A note on content by Prof. Peter Harper:
I wrote 'The Death - and Life - of Russian Genetics' in early 2005, over the course of just a few days. During the previous months I had been reading intensely a series of books on the destruction of Russian genetics, beginning in the late 1930s, and these had made a great impression on me, emotionally as well as scientifically.
The result was writing this play, into which a I put a great deal of feeling. At the time I had all the sources clearly in my mind and intended to annotate the play to make it more of a historical document and to make it clear that I had not invented any of the main events and facts. Unfortunately I did not do so, though given time I still might.
I had never previously written a play, or thought of doing so, so the format is antique, to say the least, based on a Shakespeare play perhaps, since that is all I am really familiar with.
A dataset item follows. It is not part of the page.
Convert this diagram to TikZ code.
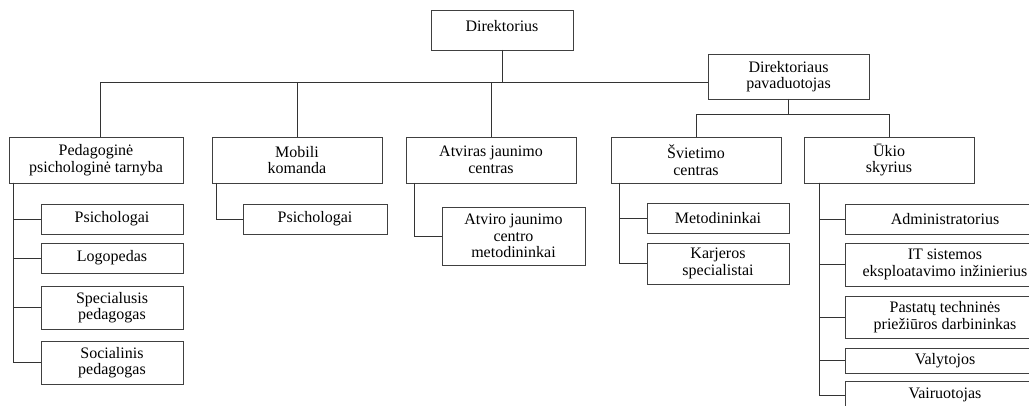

I envisaged that it might be adapted to appear as a 'side event' at a genetics meeting, but felt this was probably an unrealistic expectation. I gave it to a couple of colleagues to read, but had no response, so I think that no one except myself has actually read it until now!
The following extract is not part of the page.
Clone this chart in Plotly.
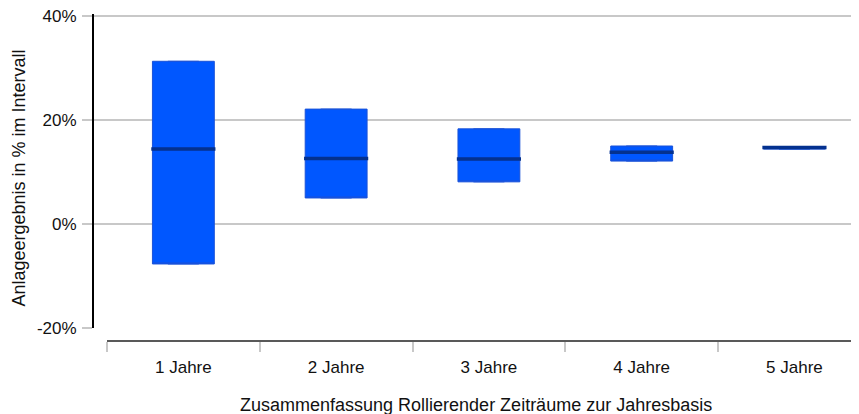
import plotly.graph_objects as go

categories = ["1 Jahre", "2 Jahre", "3 Jahre", "4 Jahre", "5 Jahre"]
q1_vals = [-7.7, 5.0, 8.1, 12.1, 14.4]
median_vals = [14.4, 12.6, 12.5, 13.8, 14.7]
q3_vals = [31.3, 22.1, 18.3, 15.0, 14.9]
y_tick_vals = [-20, 0, 20, 40]
y_tick_text = ["-20%", "0%", "20%", "40%"]
x_title = "Zusammenfassung Rollierender Zeiträume zur Jahresbasis"
y_title = "Anlageergebnis in % im Intervall"

FONT = "Liberation Sans, Arial, sans-serif"
GRID = "#c8c8c8"
TXT = "#111111"

fig = go.Figure()
fig.add_trace(go.Box(
    x=categories, q1=q1_vals, median=q1_vals, q3=q3_vals,
    lowerfence=q1_vals, upperfence=q3_vals,
    width=0.405, fillcolor="#0057ff", line=dict(color="#1a52d8", width=1),
    hoverinfo="skip", showlegend=False,
))
fig.add_trace(go.Box(
    x=categories, q1=median_vals, median=median_vals, q3=median_vals,
    lowerfence=median_vals, upperfence=median_vals,
    width=0.42, fillcolor="#04318f", line=dict(color="#04318f", width=3.5),
    hoverinfo="skip", showlegend=False,
))

# The page body adds an 8px offset, so the figure is sized 8px smaller.
fig.update_layout(
    width=851, height=406,
    margin=dict(l=86, r=1, t=6, b=73),
    paper_bgcolor="white", plot_bgcolor="white",
    boxmode="overlay",
    font=dict(family=FONT, size=17, color=TXT),
    xaxis=dict(
        type="category", categoryarray=categories,
        range=[-0.585, 4.416], domain=[0, 1],
        anchor="free", position=0, automargin=False,
        showgrid=False, zeroline=False, showline=False,
        tickson="boundaries", ticks="outside", ticklen=10, tickcolor=GRID, tickwidth=1.5,
        ticklabelstandoff=14, tickfont=dict(size=17),
    ),
    xaxis2=dict(
        type="linear", overlaying="x", range=[-0.585, 4.416],
        anchor="free", position=0, automargin=False,
        tickvals=[-0.5, 0.5, 1.5, 2.5, 3.5],
        ticks="inside", ticklen=10, tickcolor=GRID, tickwidth=1.5,
        showticklabels=False, showgrid=False, zeroline=False, showline=False,
    ),
    yaxis=dict(
        range=[-20.02, 40.4], domain=[0.0398, 1], automargin=False,
        tickvals=y_tick_vals, ticktext=y_tick_text,
        showgrid=True, gridcolor=GRID, gridwidth=1.5,
        zeroline=False, showline=True, linecolor="#000000", linewidth=2,
        ticks="outside", ticklen=10, tickcolor=GRID, tickwidth=1.5,
        ticklabelstandoff=2, tickfont=dict(size=17),
        ticklabeloverflow="allow",
    ),
    shapes=[dict(type="line", xref="paper", yref="paper",
                 x0=0.017, x1=1, y0=0, y1=0,
                 line=dict(color="#222222", width=1.5))],
    annotations=[
        dict(text=x_title, xref="paper", yref="paper", x=0.5, y=-0.196,
             xanchor="center", yanchor="middle", showarrow=False,
             font=dict(family=FONT, size=18, color=TXT)),
        dict(text=y_title, xref="paper", yref="paper", x=-0.098, y=0.497,
             xanchor="center", yanchor="middle", showarrow=False, textangle=-90,
             font=dict(family=FONT, size=18, color=TXT)),
    ],
)

fig.write_html("out.html")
In the course of compiling my archive I have re-read the play, and actually think it comes across very vividly. Of course one needs to know something about the background story, but this is so dramatic and terrible that it would hardly be possible to write anything that was not vivid.
I still hope that something can be made out of this work, essentially as a tribute to those who lived - and often died - during those terrible and bizarre years.